STORED ROWS:
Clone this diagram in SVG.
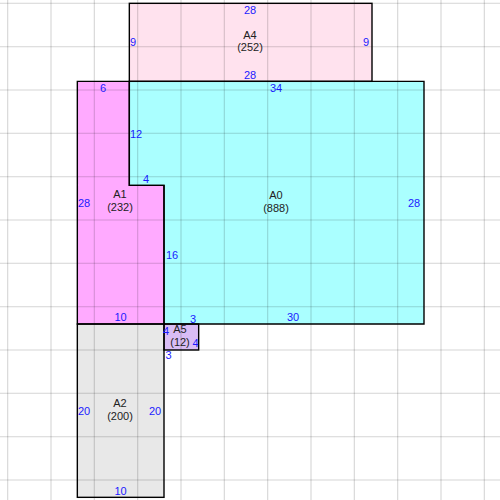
<svg xmlns="http://www.w3.org/2000/svg" width="500" height="500" viewBox="0 0 500 500">
<style>
.grid line{stroke:#000;stroke-opacity:0.17;stroke-width:1.1}
.shape{stroke:#000;stroke-width:1.4}
.dim{font-family:"Liberation Sans",Arial,sans-serif;font-size:11px;fill:#1a1aff;text-anchor:middle}
.name{font-family:"Liberation Sans",Arial,sans-serif;font-size:11px;fill:#222;text-anchor:middle}
</style>
<rect x="0" y="0" width="500" height="500" fill="#fff"/>
<g id="fills">
<rect x="129.33" y="3.33" width="242.67" height="78" fill="#ffe2ee"/>
<polygon points="129.33,81.33 424,81.33 424,324 164,324 164,185.33 129.33,185.33" fill="#aaffff"/>
<polygon points="77.33,81.33 129.33,81.33 129.33,185.33 164,185.33 164,324 77.33,324" fill="#ffaaff"/>
<rect x="77.33" y="324" width="86.67" height="173.33" fill="#e8e8e8"/>
<rect x="164" y="324" width="34.67" height="26" fill="#d9bdf5"/>
</g>
<g class="grid">
<line x1="7.7" y1="0" x2="7.7" y2="500"/>
<line x1="51" y1="0" x2="51" y2="500"/>
<line x1="94.3" y1="0" x2="94.3" y2="500"/>
<line x1="137.7" y1="0" x2="137.7" y2="500"/>
<line x1="181" y1="0" x2="181" y2="500"/>
<line x1="224.3" y1="0" x2="224.3" y2="500"/>
<line x1="267.7" y1="0" x2="267.7" y2="500"/>
<line x1="311" y1="0" x2="311" y2="500"/>
<line x1="354.3" y1="0" x2="354.3" y2="500"/>
<line x1="397.7" y1="0" x2="397.7" y2="500"/>
<line x1="441" y1="0" x2="441" y2="500"/>
<line x1="484.3" y1="0" x2="484.3" y2="500"/>
<line x1="0" y1="3.3" x2="500" y2="3.3"/>
<line x1="0" y1="46.7" x2="500" y2="46.7"/>
<line x1="0" y1="90" x2="500" y2="90"/>
<line x1="0" y1="133.3" x2="500" y2="133.3"/>
<line x1="0" y1="176.7" x2="500" y2="176.7"/>
<line x1="0" y1="220" x2="500" y2="220"/>
<line x1="0" y1="263.3" x2="500" y2="263.3"/>
<line x1="0" y1="306.7" x2="500" y2="306.7"/>
<line x1="0" y1="350" x2="500" y2="350"/>
<line x1="0" y1="393.3" x2="500" y2="393.3"/>
<line x1="0" y1="436.7" x2="500" y2="436.7"/>
<line x1="0" y1="480" x2="500" y2="480"/>
</g>
<g id="A4">
<rect class="shape" x="129.33" y="3.33" width="242.67" height="78" fill="none"/>
<text class="dim" x="250" y="14">28</text>
<text class="dim" x="133" y="46">9</text>
<text class="dim" x="366" y="46">9</text>
<text class="dim" x="250" y="79">28</text>
<text class="name" x="250" y="39">A4</text>
<text class="name" x="250" y="51">(252)</text>
</g>
<g id="A0">
<polygon class="shape" points="129.33,81.33 424,81.33 424,324 164,324 164,185.33 129.33,185.33" fill="none"/>
<text class="dim" x="276" y="92">34</text>
<text class="dim" x="414" y="207">28</text>
<text class="dim" x="293" y="321">30</text>
<text class="name" x="276" y="199">A0</text>
<text class="name" x="276" y="212">(888)</text>
</g>
<g id="A1">
<polygon class="shape" points="77.33,81.33 129.33,81.33 129.33,185.33 164,185.33 164,324 77.33,324" fill="none"/>
<text class="dim" x="103" y="92">6</text>
<text class="dim" x="136" y="137.5">12</text>
<text class="dim" x="146" y="183">4</text>
<text class="dim" x="172" y="259">16</text>
<text class="dim" x="120.5" y="321">10</text>
<text class="dim" x="84" y="207">28</text>
<text class="name" x="120" y="198">A1</text>
<text class="name" x="120" y="211">(232)</text>
</g>
<g id="A2">
<rect class="shape" x="77.33" y="324" width="86.67" height="173.33" fill="none"/>
<text class="dim" x="84" y="415">20</text>
<text class="dim" x="155" y="415">20</text>
<text class="dim" x="120.5" y="495">10</text>
<text class="name" x="120" y="407">A2</text>
<text class="name" x="120" y="420">(200)</text>
</g>
<g id="A5">
<rect class="shape" x="164" y="324" width="34.67" height="26" fill="none"/>
<text class="dim" x="193" y="323">3</text>
<text class="dim" x="166" y="335">4</text>
<text class="dim" x="195.5" y="347">4</text>
<text class="dim" x="168.5" y="359">3</text>
<text class="name" x="180" y="333">A5</text>
<text class="name" x="180" y="346">(12)</text>
</g>
<g id="connectors"/>
</svg>
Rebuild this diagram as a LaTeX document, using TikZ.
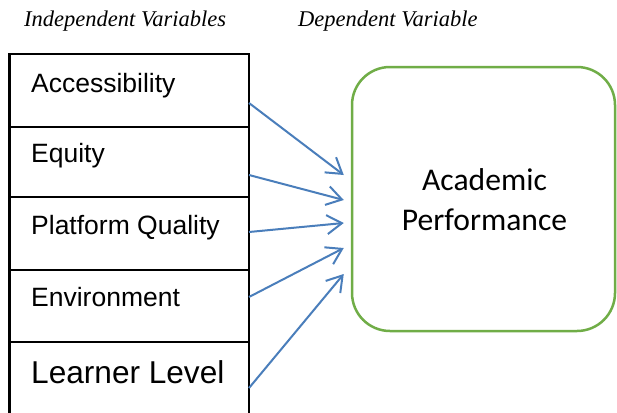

WHAT YOU ARE ASKED TO DO:
Transcribe the records above exactly, leaving out every picture.

WRITTEN RESPONSE:
Clone this diagram in SVG.
<svg xmlns="http://www.w3.org/2000/svg" width="500" height="500" viewBox="0 0 500 500">
<style>
.grid line{stroke:#000;stroke-opacity:0.17;stroke-width:1.1}
.shape{stroke:#000;stroke-width:1.4}
.dim{font-family:"Liberation Sans",Arial,sans-serif;font-size:11px;fill:#1a1aff;text-anchor:middle}
.name{font-family:"Liberation Sans",Arial,sans-serif;font-size:11px;fill:#222;text-anchor:middle}
</style>
<rect x="0" y="0" width="500" height="500" fill="#fff"/>
<g id="fills">
<rect x="129.33" y="3.33" width="242.67" height="78" fill="#ffe2ee"/>
<polygon points="129.33,81.33 424,81.33 424,324 164,324 164,185.33 129.33,185.33" fill="#aaffff"/>
<polygon points="77.33,81.33 129.33,81.33 129.33,185.33 164,185.33 164,324 77.33,324" fill="#ffaaff"/>
<rect x="77.33" y="324" width="86.67" height="173.33" fill="#e8e8e8"/>
<rect x="164" y="324" width="34.67" height="26" fill="#d9bdf5"/>
</g>
<g class="grid">
<line x1="7.7" y1="0" x2="7.7" y2="500"/>
<line x1="51" y1="0" x2="51" y2="500"/>
<line x1="94.3" y1="0" x2="94.3" y2="500"/>
<line x1="137.7" y1="0" x2="137.7" y2="500"/>
<line x1="181" y1="0" x2="181" y2="500"/>
<line x1="224.3" y1="0" x2="224.3" y2="500"/>
<line x1="267.7" y1="0" x2="267.7" y2="500"/>
<line x1="311" y1="0" x2="311" y2="500"/>
<line x1="354.3" y1="0" x2="354.3" y2="500"/>
<line x1="397.7" y1="0" x2="397.7" y2="500"/>
<line x1="441" y1="0" x2="441" y2="500"/>
<line x1="484.3" y1="0" x2="484.3" y2="500"/>
<line x1="0" y1="3.3" x2="500" y2="3.3"/>
<line x1="0" y1="46.7" x2="500" y2="46.7"/>
<line x1="0" y1="90" x2="500" y2="90"/>
<line x1="0" y1="133.3" x2="500" y2="133.3"/>
<line x1="0" y1="176.7" x2="500" y2="176.7"/>
<line x1="0" y1="220" x2="500" y2="220"/>
<line x1="0" y1="263.3" x2="500" y2="263.3"/>
<line x1="0" y1="306.7" x2="500" y2="306.7"/>
<line x1="0" y1="350" x2="500" y2="350"/>
<line x1="0" y1="393.3" x2="500" y2="393.3"/>
<line x1="0" y1="436.7" x2="500" y2="436.7"/>
<line x1="0" y1="480" x2="500" y2="480"/>
</g>
<g id="A4">
<rect class="shape" x="129.33" y="3.33" width="242.67" height="78" fill="none"/>
<text class="dim" x="250" y="14">28</text>
<text class="dim" x="133" y="46">9</text>
<text class="dim" x="366" y="46">9</text>
<text class="dim" x="250" y="79">28</text>
<text class="name" x="250" y="39">A4</text>
<text class="name" x="250" y="51">(252)</text>
</g>
<g id="A0">
<polygon class="shape" points="129.33,81.33 424,81.33 424,324 164,324 164,185.33 129.33,185.33" fill="none"/>
<text class="dim" x="276" y="92">34</text>
<text class="dim" x="414" y="207">28</text>
<text class="dim" x="293" y="321">30</text>
<text class="name" x="276" y="199">A0</text>
<text class="name" x="276" y="212">(888)</text>
</g>
<g id="A1">
<polygon class="shape" points="77.33,81.33 129.33,81.33 129.33,185.33 164,185.33 164,324 77.33,324" fill="none"/>
<text class="dim" x="103" y="92">6</text>
<text class="dim" x="136" y="137.5">12</text>
<text class="dim" x="146" y="183">4</text>
<text class="dim" x="172" y="259">16</text>
<text class="dim" x="120.5" y="321">10</text>
<text class="dim" x="84" y="207">28</text>
<text class="name" x="120" y="198">A1</text>
<text class="name" x="120" y="211">(232)</text>
</g>
<g id="A2">
<rect class="shape" x="77.33" y="324" width="86.67" height="173.33" fill="none"/>
<text class="dim" x="84" y="415">20</text>
<text class="dim" x="155" y="415">20</text>
<text class="dim" x="120.5" y="495">10</text>
<text class="name" x="120" y="407">A2</text>
<text class="name" x="120" y="420">(200)</text>
</g>
<g id="A5">
<rect class="shape" x="164" y="324" width="34.67" height="26" fill="none"/>
<text class="dim" x="193" y="323">3</text>
<text class="dim" x="166" y="335">4</text>
<text class="dim" x="195.5" y="347">4</text>
<text class="dim" x="168.5" y="359">3</text>
<text class="name" x="180" y="333">A5</text>
<text class="name" x="180" y="346">(12)</text>
</g>
<g id="connectors"/>
</svg>
Rebuild this diagram as a LaTeX document, using TikZ.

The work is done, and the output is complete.